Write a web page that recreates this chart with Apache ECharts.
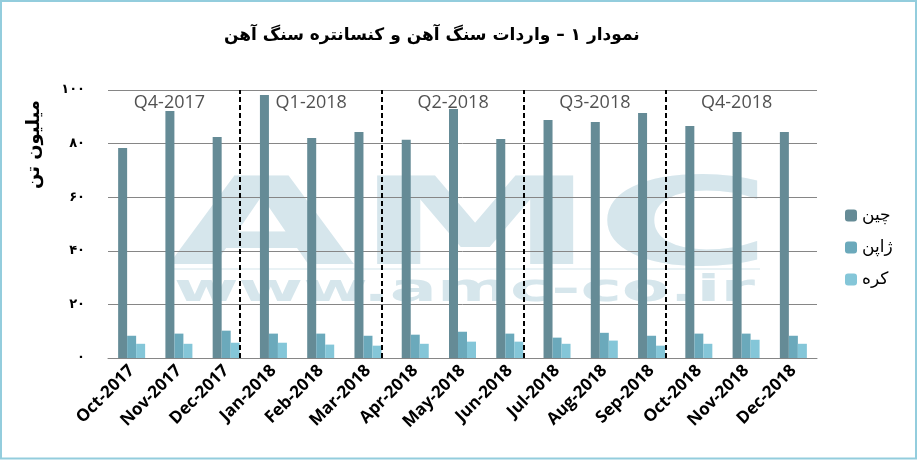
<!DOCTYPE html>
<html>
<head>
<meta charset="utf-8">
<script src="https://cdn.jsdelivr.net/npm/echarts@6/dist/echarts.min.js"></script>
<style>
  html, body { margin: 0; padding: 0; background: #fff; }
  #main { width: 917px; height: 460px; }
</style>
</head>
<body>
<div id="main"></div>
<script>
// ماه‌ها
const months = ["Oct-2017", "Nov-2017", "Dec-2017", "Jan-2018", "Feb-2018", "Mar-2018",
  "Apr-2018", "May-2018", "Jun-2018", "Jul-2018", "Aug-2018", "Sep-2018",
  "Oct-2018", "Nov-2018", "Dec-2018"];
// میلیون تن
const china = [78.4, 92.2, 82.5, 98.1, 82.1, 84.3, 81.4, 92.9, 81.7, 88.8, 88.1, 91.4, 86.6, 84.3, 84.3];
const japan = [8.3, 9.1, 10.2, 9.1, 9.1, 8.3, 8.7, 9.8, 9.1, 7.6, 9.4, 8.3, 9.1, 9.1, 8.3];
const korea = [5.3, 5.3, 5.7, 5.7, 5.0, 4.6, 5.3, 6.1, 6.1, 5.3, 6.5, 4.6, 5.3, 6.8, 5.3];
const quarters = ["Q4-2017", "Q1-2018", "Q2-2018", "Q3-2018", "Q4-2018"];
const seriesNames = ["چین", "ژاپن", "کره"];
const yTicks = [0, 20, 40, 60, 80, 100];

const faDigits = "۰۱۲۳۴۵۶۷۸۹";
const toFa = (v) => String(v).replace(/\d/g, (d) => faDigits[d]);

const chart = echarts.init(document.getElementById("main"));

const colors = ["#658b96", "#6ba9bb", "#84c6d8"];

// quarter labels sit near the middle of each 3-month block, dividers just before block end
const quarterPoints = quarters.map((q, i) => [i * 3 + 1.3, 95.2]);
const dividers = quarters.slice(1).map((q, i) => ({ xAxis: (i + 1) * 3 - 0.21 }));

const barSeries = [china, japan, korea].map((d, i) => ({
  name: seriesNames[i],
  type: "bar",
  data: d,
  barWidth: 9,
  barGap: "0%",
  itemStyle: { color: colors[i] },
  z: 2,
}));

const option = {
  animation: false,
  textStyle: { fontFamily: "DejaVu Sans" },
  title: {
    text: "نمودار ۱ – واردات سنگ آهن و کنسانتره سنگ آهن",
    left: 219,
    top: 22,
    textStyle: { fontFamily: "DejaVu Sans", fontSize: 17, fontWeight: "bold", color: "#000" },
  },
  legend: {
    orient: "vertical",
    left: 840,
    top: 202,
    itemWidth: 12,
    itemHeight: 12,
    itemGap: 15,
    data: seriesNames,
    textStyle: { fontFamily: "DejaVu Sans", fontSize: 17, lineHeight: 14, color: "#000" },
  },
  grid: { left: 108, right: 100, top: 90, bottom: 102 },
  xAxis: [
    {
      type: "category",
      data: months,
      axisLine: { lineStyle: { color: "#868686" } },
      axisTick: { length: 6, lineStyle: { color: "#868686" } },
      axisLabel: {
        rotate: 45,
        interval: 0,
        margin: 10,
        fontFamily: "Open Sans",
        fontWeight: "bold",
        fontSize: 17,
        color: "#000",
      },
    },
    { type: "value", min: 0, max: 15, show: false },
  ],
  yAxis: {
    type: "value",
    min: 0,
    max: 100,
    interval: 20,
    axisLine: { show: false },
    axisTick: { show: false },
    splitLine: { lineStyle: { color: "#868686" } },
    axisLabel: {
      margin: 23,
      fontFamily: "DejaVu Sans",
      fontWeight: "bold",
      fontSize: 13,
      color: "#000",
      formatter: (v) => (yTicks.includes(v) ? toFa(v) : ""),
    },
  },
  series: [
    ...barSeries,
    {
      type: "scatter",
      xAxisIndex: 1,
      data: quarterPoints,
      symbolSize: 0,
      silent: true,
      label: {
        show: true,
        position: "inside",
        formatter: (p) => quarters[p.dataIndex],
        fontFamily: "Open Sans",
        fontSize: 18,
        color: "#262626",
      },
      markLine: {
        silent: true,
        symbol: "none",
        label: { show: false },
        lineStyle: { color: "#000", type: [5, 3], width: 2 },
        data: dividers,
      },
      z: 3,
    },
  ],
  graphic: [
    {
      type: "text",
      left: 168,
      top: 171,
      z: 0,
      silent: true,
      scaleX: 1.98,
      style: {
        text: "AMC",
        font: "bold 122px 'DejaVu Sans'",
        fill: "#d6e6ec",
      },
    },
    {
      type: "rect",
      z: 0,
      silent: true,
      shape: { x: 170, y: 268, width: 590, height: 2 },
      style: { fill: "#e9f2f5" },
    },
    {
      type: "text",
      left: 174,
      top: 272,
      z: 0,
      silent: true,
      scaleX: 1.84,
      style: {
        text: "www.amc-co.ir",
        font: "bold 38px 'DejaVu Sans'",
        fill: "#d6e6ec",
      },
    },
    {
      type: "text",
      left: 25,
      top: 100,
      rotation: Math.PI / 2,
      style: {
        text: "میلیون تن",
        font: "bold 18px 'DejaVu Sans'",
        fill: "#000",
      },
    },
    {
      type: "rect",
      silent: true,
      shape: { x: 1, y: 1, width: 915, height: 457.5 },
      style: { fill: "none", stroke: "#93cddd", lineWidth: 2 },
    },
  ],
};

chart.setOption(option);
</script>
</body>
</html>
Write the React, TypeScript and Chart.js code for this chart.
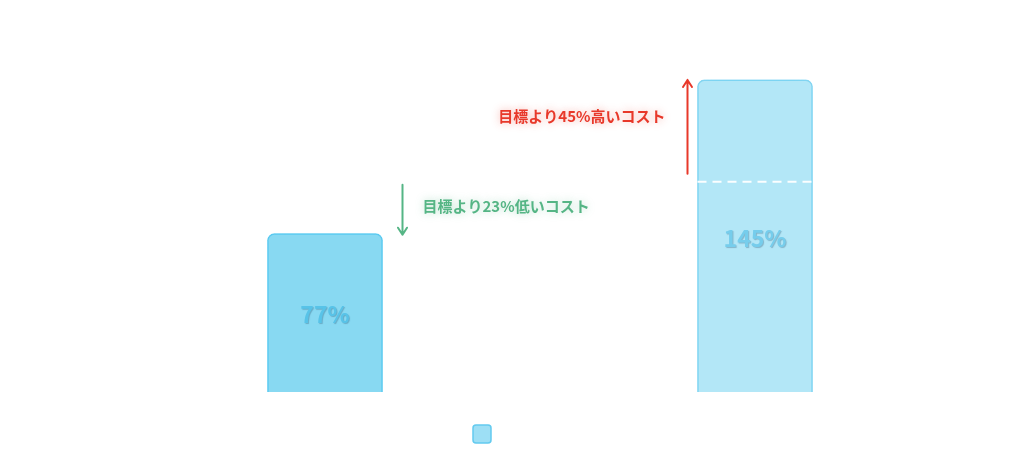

# # # # #

• SET PROBLEM:
Reproduce each record from above exactly; pictures do not belong in the copy.

• WRITTEN RESPONSE:
Write a web page that recreates this chart with Apache ECharts.
<!DOCTYPE html>
<html>
<head>
<meta charset="utf-8">
<script src="https://cdn.jsdelivr.net/npm/echarts@6/dist/echarts.min.js"></script>
<style>
  html, body { margin: 0; padding: 0; background: #fff; }
  #main { width: 917px; height: 460px; }
</style>
</head>
<body>
<div id="main"></div>
<script>
// ماه‌ها
const months = ["Oct-2017", "Nov-2017", "Dec-2017", "Jan-2018", "Feb-2018", "Mar-2018",
  "Apr-2018", "May-2018", "Jun-2018", "Jul-2018", "Aug-2018", "Sep-2018",
  "Oct-2018", "Nov-2018", "Dec-2018"];
// میلیون تن
const china = [78.4, 92.2, 82.5, 98.1, 82.1, 84.3, 81.4, 92.9, 81.7, 88.8, 88.1, 91.4, 86.6, 84.3, 84.3];
const japan = [8.3, 9.1, 10.2, 9.1, 9.1, 8.3, 8.7, 9.8, 9.1, 7.6, 9.4, 8.3, 9.1, 9.1, 8.3];
const korea = [5.3, 5.3, 5.7, 5.7, 5.0, 4.6, 5.3, 6.1, 6.1, 5.3, 6.5, 4.6, 5.3, 6.8, 5.3];
const quarters = ["Q4-2017", "Q1-2018", "Q2-2018", "Q3-2018", "Q4-2018"];
const seriesNames = ["چین", "ژاپن", "کره"];
const yTicks = [0, 20, 40, 60, 80, 100];

const faDigits = "۰۱۲۳۴۵۶۷۸۹";
const toFa = (v) => String(v).replace(/\d/g, (d) => faDigits[d]);

const chart = echarts.init(document.getElementById("main"));

const colors = ["#658b96", "#6ba9bb", "#84c6d8"];

// quarter labels sit near the middle of each 3-month block, dividers just before block end
const quarterPoints = quarters.map((q, i) => [i * 3 + 1.3, 95.2]);
const dividers = quarters.slice(1).map((q, i) => ({ xAxis: (i + 1) * 3 - 0.21 }));

const barSeries = [china, japan, korea].map((d, i) => ({
  name: seriesNames[i],
  type: "bar",
  data: d,
  barWidth: 9,
  barGap: "0%",
  itemStyle: { color: colors[i] },
  z: 2,
}));

const option = {
  animation: false,
  textStyle: { fontFamily: "DejaVu Sans" },
  title: {
    text: "نمودار ۱ – واردات سنگ آهن و کنسانتره سنگ آهن",
    left: 219,
    top: 22,
    textStyle: { fontFamily: "DejaVu Sans", fontSize: 17, fontWeight: "bold", color: "#000" },
  },
  legend: {
    orient: "vertical",
    left: 840,
    top: 202,
    itemWidth: 12,
    itemHeight: 12,
    itemGap: 15,
    data: seriesNames,
    textStyle: { fontFamily: "DejaVu Sans", fontSize: 17, lineHeight: 14, color: "#000" },
  },
  grid: { left: 108, right: 100, top: 90, bottom: 102 },
  xAxis: [
    {
      type: "category",
      data: months,
      axisLine: { lineStyle: { color: "#868686" } },
      axisTick: { length: 6, lineStyle: { color: "#868686" } },
      axisLabel: {
        rotate: 45,
        interval: 0,
        margin: 10,
        fontFamily: "Open Sans",
        fontWeight: "bold",
        fontSize: 17,
        color: "#000",
      },
    },
    { type: "value", min: 0, max: 15, show: false },
  ],
  yAxis: {
    type: "value",
    min: 0,
    max: 100,
    interval: 20,
    axisLine: { show: false },
    axisTick: { show: false },
    splitLine: { lineStyle: { color: "#868686" } },
    axisLabel: {
      margin: 23,
      fontFamily: "DejaVu Sans",
      fontWeight: "bold",
      fontSize: 13,
      color: "#000",
      formatter: (v) => (yTicks.includes(v) ? toFa(v) : ""),
    },
  },
  series: [
    ...barSeries,
    {
      type: "scatter",
      xAxisIndex: 1,
      data: quarterPoints,
      symbolSize: 0,
      silent: true,
      label: {
        show: true,
        position: "inside",
        formatter: (p) => quarters[p.dataIndex],
        fontFamily: "Open Sans",
        fontSize: 18,
        color: "#262626",
      },
      markLine: {
        silent: true,
        symbol: "none",
        label: { show: false },
        lineStyle: { color: "#000", type: [5, 3], width: 2 },
        data: dividers,
      },
      z: 3,
    },
  ],
  graphic: [
    {
      type: "text",
      left: 168,
      top: 171,
      z: 0,
      silent: true,
      scaleX: 1.98,
      style: {
        text: "AMC",
        font: "bold 122px 'DejaVu Sans'",
        fill: "#d6e6ec",
      },
    },
    {
      type: "rect",
      z: 0,
      silent: true,
      shape: { x: 170, y: 268, width: 590, height: 2 },
      style: { fill: "#e9f2f5" },
    },
    {
      type: "text",
      left: 174,
      top: 272,
      z: 0,
      silent: true,
      scaleX: 1.84,
      style: {
        text: "www.amc-co.ir",
        font: "bold 38px 'DejaVu Sans'",
        fill: "#d6e6ec",
      },
    },
    {
      type: "text",
      left: 25,
      top: 100,
      rotation: Math.PI / 2,
      style: {
        text: "میلیون تن",
        font: "bold 18px 'DejaVu Sans'",
        fill: "#000",
      },
    },
    {
      type: "rect",
      silent: true,
      shape: { x: 1, y: 1, width: 915, height: 457.5 },
      style: { fill: "none", stroke: "#93cddd", lineWidth: 2 },
    },
  ],
};

chart.setOption(option);
</script>
</body>
</html>
Write the React, TypeScript and Chart.js code for this chart.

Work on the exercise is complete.